Little oil can be produced from fractured oil-wet reservoirs by water flooding. Introduction of surfactant into the brine phase can improve the oil production by lowering the oil-water interfacial tension (IFT) and by altering the wettability of the matrix block to water-wet. A 3-D numerical simulator is developed to model this process. The capillary pressure, relative permeability and residual saturations of both phases are considered as functions of IFT and wettability, which are correlated to the surfactant and salt concentrations based on the data obtained from laboratory experiments. The mass balance equations are solved with a fully implicit scheme. Numerical simulation matches the experimental data obtained for alkaline surfactant imbibition. Simulation results indicate that both capillarity and gravity help to improve oil production: in the early stage of the production, capillarity is found to be the major driving force, and in the later stage, gravity dominates the production. Surfactant diffusion into the matrix block leads to IFT and wettability alterations which in turn lead to oil mobilization. Oil recovery by the time surfactant completely diffuses into the matrix block is found to be about 30% of the total recovery. As matrix block height increases, or surfactant alters wettability to a lesser degree, or permeability decreases, oil production rate decreases.


Carbonate reservoirs are mostly naturally fractured and are oil-wet or mixed-wet.[1,2] Recovery factor in these reservoirs depends on matrix permeability, wettability, fracture intensity, and fluid properties.[3] Water flooding is an effective technique for fractured reservoirs if the matrix is water-wet. The positive capillary pressure helps in spontaneous imbibition of water into the matrix leading to oil recovery. But since most of the carbonate reservoirs are oil-wet/mixed-wet in nature, capillary pressure is predominantly negative and water flooding does not lead to a significant amount of oil recovery from the matrix. Surfactant flooding (or "huff-n-puff") techniques are being developed[4–18] to improve oil recovery from oil-wet/mixed-wet, fractured carbonate formations and are the subject of this study.

Austad and coworkers have conducted a series of studies[10–13] on oil recovery from oil-wet chalk cores by use of cationic surfactant solutions.

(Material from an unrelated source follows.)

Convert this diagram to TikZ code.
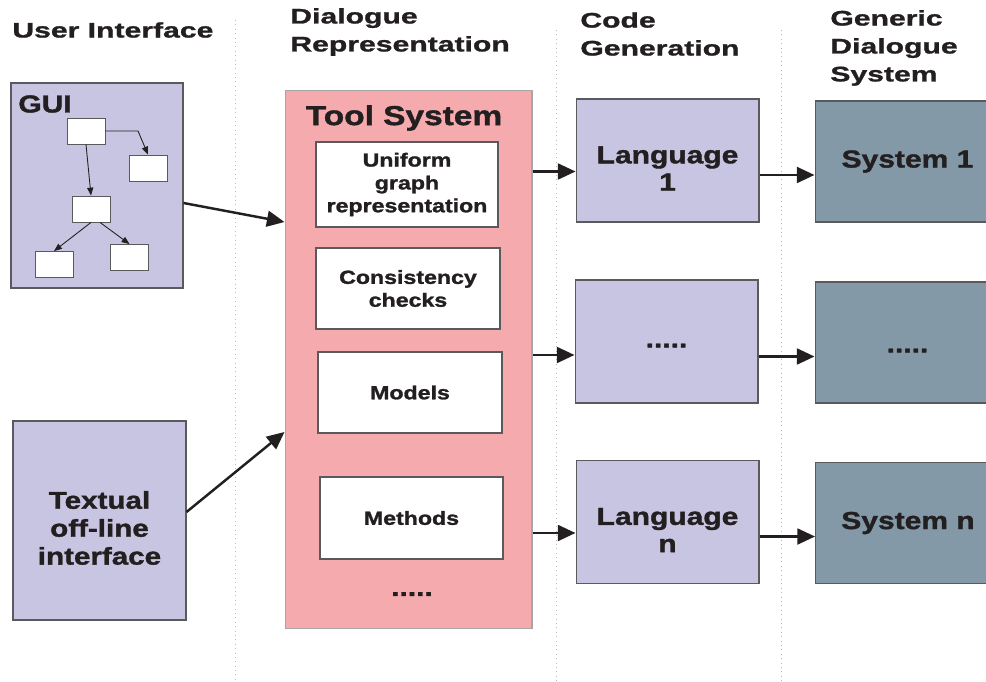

They have shown that cationic surfactants, such as DTAB, are quite effective (recovery ∼70% original oil in place, OOIP) in imbibing water into originally oil-wet cores at concentrations greater than their CMC (∼1 wt%). The imbibition mechanism is proposed as

  • the formation of ion pairs by the interaction between surfactant monomers and adsorbed organic carboxylates from the crude oil,

  • water-wettability of the solid surface due to dissolution of the ion pairs into the oil phase and micelles,

  • countercurrent imbibition of brine due to positive capillary pressure.

The imbibition rate increases with temperature and decreases with connate water saturation. The interfacial tension between the surfactant solution and oil are not low (> 0.1 mN/m). Austad et al.[14–16] identified on several inexpensive cationic surfactants of the form C10NH2 and bioderivatives from the coconut palm, termed Arquad and Dodigen (priced at 3 US$ per kg), which were able to recover 50 to 90% of OOIP.

The higher cost of cationic surfactants compared to anionic surfactants (which are usually priced at ∼1 US$ per kg) and relatively higher concentration required (∼1 wt %) has encouraged other to evaluate anionic surfactants for fractured carbonates[17–18] in the presence of a low concentration potential determining ions (∼0.3 M Na2CO3). They found that interfacial tension (IFT) can be lowered to ultralow levels (∼10–3 mN/m), wettability can be changed to intermediate wettability, and imbibition can be improved (>50% OOIP) by the use of very dilute (0.05 wt %) anionic surfactant/alkali solutions.